Job –
Find all lines in the listing that include the word "this", then copy them.

Dataset rows –
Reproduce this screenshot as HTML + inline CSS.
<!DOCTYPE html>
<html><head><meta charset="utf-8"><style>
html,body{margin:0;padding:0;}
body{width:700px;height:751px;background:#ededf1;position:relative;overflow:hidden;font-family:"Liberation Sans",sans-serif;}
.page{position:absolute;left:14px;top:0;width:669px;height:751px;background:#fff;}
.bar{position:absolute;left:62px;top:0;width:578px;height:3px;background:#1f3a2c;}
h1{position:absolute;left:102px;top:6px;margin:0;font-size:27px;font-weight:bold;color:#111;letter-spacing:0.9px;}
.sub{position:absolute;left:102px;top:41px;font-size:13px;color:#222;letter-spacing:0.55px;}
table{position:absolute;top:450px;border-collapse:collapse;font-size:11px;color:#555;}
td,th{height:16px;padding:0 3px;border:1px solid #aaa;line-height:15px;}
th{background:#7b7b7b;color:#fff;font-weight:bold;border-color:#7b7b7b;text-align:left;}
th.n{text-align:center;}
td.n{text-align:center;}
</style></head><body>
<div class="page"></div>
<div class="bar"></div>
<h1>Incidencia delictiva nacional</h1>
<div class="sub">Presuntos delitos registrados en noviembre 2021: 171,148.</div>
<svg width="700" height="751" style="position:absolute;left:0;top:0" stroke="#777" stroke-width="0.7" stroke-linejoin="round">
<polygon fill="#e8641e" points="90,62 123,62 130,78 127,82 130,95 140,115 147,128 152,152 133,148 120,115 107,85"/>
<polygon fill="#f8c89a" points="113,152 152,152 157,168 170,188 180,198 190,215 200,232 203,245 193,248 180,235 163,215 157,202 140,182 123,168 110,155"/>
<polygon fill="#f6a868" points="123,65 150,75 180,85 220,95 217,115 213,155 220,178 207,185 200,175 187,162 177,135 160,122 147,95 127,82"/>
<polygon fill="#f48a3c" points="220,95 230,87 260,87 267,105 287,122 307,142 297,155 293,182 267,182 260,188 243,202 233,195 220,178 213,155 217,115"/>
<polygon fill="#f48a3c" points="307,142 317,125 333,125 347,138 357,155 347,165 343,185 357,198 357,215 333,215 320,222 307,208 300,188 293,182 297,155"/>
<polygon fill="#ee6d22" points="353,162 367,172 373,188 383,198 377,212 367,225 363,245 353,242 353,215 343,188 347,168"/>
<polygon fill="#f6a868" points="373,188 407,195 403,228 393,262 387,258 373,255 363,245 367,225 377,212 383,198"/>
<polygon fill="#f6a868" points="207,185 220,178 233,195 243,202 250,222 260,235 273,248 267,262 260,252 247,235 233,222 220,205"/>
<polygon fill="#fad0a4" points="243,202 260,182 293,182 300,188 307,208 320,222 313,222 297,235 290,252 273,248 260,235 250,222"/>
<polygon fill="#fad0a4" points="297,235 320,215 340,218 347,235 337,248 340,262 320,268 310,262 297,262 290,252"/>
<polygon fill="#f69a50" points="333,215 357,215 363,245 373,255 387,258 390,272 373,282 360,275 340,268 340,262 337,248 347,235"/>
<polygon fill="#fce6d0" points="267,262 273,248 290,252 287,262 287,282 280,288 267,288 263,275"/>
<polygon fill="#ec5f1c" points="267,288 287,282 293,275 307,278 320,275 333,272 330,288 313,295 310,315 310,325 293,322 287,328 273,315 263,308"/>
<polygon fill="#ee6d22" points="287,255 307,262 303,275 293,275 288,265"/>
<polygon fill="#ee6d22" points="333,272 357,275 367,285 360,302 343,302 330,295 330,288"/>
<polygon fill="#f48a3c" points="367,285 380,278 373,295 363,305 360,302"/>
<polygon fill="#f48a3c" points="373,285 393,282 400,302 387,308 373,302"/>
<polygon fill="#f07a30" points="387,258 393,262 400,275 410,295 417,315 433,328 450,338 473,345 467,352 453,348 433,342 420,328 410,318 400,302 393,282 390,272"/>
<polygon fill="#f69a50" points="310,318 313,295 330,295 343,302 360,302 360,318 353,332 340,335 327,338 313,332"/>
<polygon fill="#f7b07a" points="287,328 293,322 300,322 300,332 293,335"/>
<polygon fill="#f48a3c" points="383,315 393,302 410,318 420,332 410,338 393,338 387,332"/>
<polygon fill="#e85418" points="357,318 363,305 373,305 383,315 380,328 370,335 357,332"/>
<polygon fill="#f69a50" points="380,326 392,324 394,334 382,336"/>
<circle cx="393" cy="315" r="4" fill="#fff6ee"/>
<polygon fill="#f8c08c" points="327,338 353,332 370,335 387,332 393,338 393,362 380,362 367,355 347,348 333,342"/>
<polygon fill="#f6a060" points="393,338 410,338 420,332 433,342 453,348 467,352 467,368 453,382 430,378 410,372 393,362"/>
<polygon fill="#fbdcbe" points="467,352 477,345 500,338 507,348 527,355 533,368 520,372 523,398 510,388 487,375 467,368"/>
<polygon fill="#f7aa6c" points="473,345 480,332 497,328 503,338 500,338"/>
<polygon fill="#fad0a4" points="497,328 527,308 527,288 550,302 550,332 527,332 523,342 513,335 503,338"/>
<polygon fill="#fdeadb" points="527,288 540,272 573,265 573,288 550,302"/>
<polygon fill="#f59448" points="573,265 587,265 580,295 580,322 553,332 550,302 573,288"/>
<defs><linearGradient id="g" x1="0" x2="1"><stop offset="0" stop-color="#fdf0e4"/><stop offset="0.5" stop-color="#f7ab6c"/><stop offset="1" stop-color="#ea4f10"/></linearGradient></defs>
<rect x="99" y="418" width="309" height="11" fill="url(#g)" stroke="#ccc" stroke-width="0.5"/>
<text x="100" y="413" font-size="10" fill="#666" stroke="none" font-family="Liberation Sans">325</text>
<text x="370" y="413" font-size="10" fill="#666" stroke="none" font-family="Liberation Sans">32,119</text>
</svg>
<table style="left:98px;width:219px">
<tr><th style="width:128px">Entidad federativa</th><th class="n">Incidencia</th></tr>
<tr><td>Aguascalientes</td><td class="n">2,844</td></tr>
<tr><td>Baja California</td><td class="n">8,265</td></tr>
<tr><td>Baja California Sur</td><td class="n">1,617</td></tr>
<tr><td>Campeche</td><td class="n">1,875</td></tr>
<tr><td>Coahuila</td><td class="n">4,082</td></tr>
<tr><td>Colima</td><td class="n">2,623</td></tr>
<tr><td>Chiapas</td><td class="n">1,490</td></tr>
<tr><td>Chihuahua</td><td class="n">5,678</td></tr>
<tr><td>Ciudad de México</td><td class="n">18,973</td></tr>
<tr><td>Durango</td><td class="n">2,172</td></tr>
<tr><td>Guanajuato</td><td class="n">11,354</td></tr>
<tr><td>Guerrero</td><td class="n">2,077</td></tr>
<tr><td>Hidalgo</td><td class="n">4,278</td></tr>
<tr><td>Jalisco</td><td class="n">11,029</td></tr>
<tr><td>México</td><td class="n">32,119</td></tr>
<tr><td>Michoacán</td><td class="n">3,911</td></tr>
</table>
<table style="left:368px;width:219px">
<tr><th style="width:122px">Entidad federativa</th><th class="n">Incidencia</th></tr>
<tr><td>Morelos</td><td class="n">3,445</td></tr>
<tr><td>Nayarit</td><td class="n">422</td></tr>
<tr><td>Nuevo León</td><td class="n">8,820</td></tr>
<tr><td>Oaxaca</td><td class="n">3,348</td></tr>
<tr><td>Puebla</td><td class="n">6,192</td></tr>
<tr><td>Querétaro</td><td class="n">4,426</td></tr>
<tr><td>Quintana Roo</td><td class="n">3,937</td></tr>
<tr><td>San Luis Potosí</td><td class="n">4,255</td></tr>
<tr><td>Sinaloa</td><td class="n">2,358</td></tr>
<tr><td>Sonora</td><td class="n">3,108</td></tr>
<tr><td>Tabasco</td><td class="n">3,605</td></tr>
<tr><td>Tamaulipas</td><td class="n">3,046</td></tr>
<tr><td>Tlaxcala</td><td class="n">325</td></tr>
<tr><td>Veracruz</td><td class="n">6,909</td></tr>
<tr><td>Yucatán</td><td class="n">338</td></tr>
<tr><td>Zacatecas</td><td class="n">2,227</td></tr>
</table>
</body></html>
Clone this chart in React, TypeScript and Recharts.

Task answer –
Reproduce this screenshot as HTML + inline CSS.
Clone this chart in React, TypeScript and Recharts.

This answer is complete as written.